L’engagement intellectuel de Julia Cagé prend également la forme d’une œuvre éditoriale structurée et accessible. En 2015, Sauver les médias propose une alternative au capitalisme de presse, en suggérant un modèle de « société de média à but non lucratif », repris dans dix langues. En 2018, Le Prix de la démocratie décortique les effets pervers du financement privé de la vie politique et obtient le prix Pétrarque de l’essai France Culture–Le Monde. L’ouvrage paraît aussi chez Harvard University Press et reçoit le prix éthique d’Anticor.

En 2021, elle cosigne avec l’avocat Benoît Huet L’Information est un bien public, plaidoyer pour une réforme de la gouvernance des médias, fondée sur une « loi de démocratisation de l’information ». L’ambition : redonner aux journalistes et aux citoyens un pouvoir effectif sur les rédactions. Deux ans plus tard, en 2023, elle publie avec Thomas Piketty Une histoire du conflit politique, fresque historique de 864 pages retraçant les inégalités sociales et les comportements électoraux en France depuis 1789, à partir de données collectées dans 36 000 communes. Une œuvre inédite par sa portée, son ambition empirique et sa capacité à relier histoire, économie et politique.
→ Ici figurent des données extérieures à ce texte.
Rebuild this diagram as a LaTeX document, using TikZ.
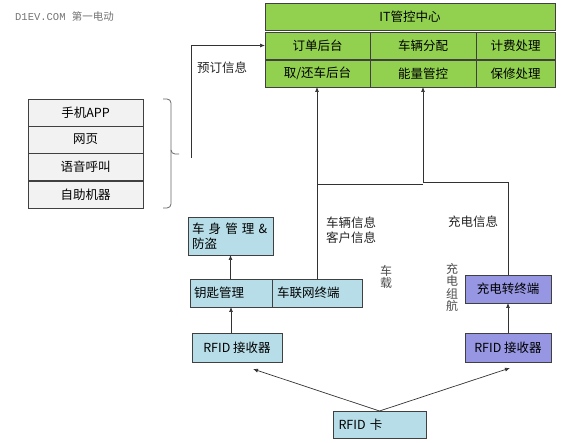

Julia Cagé ne cantonne pas son action au seul champ académique. En 2017, elle rejoint l’équipe de campagne de Benoît Hamon, avec un rôle central sur le revenu universel d’existence, pendant que sa sœur Agathe devient secrétaire générale. En 2024, elle soutient publiquement le Nouveau Front populaire lors des élections législatives anticipées. Elle participe à des meetings, défend le programme économique, mais refuse d’être candidate, préférant rester une experte engagée. Elle multiplie aussi les tribunes dans Le Monde, pour défendre l’indépendance des médias, la transparence électorale ou encore la réforme des modes de représentation. En janvier 2025, elle salue la création d’une « banque de la démocratie » par François Bayrou, tout en alertant sur les modalités concrètes de sa mise en œuvre.

Une autorité sur la concentration médiatique

Le thème de la concentration des médias traverse l’ensemble de son travail. Dans Pour une télé libre contre Bolloré (2022), elle analyse l’extension du groupe Vivendi – de Canal+ à CNews, en passant par Europe 1 – et ses effets sur le pluralisme de l’information. Elle y propose des réformes précises : modernisation des lois anticoncentration, nouvelles règles de gouvernance dans les entreprises de presse, rééquilibrage du pouvoir dans les rédactions.

Une réflexion qu’elle met aussi en pratique : depuis 2020, elle préside la Société des lecteurs du Monde. Première femme à occuper ce poste, elle y applique les principes de gouvernance démocratique qu’elle promeut, en pesant sur les orientations éditoriales du quotidien.

Avec Thomas Piketty, un couple intellectuel

Depuis 2014, Julia Cagé partage sa vie avec Thomas Piketty. Ensemble, ils ont trois filles et forment un duo influent dans le paysage intellectuel français. Leur collaboration dépasse la sphère privée : ils écrivent ensemble, militent ensemble, défendent un même projet de justice sociale et de transformation démocratique.

Julia Cagé revendique cependant la discrétion. En 2017, elle déclarait : « La photo, ce n’est pas mon truc, je ne me maquille jamais. » Elle court régulièrement – elle a bouclé un marathon en 4h10 – et maintient ce rythme d’endurance dans sa vie professionnelle : enseignement, recherche, interventions publiques, publications. Une discipline qui traduit une cohérence rare entre style de vie et engagement.

Une reconnaissance à la hauteur de l’influence

En 2025, elle reçoit le prix Yrjö-Jahnsson, l’une des plus hautes distinctions pour un économiste européen de moins de 45 ans. Elle partage cette récompense avec David Yanagizawa-Drott. C’est la première fois en douze ans qu’une Française reçoit ce prix. Le jury salue « l’importance cruciale de l’indépendance des médias pour la vitalité démocratique » et souligne la pertinence de ses travaux face aux tensions institutionnelles actuelles.

Cette consécration vient s’ajouter à d’autres distinctions : prix du meilleur jeune économiste français en 2023, financement européen de 1,5 million d’euros pour le projet PARTICIPATE en 2021. Ses publications sont traduites, ses propositions circulent dans les institutions européennes et américaines. Julia Cagé s’affirme comme une voix singulière : une économiste qui tisse un lien constant entre la rigueur scientifique, l’exigence démocratique et la volonté d’agir.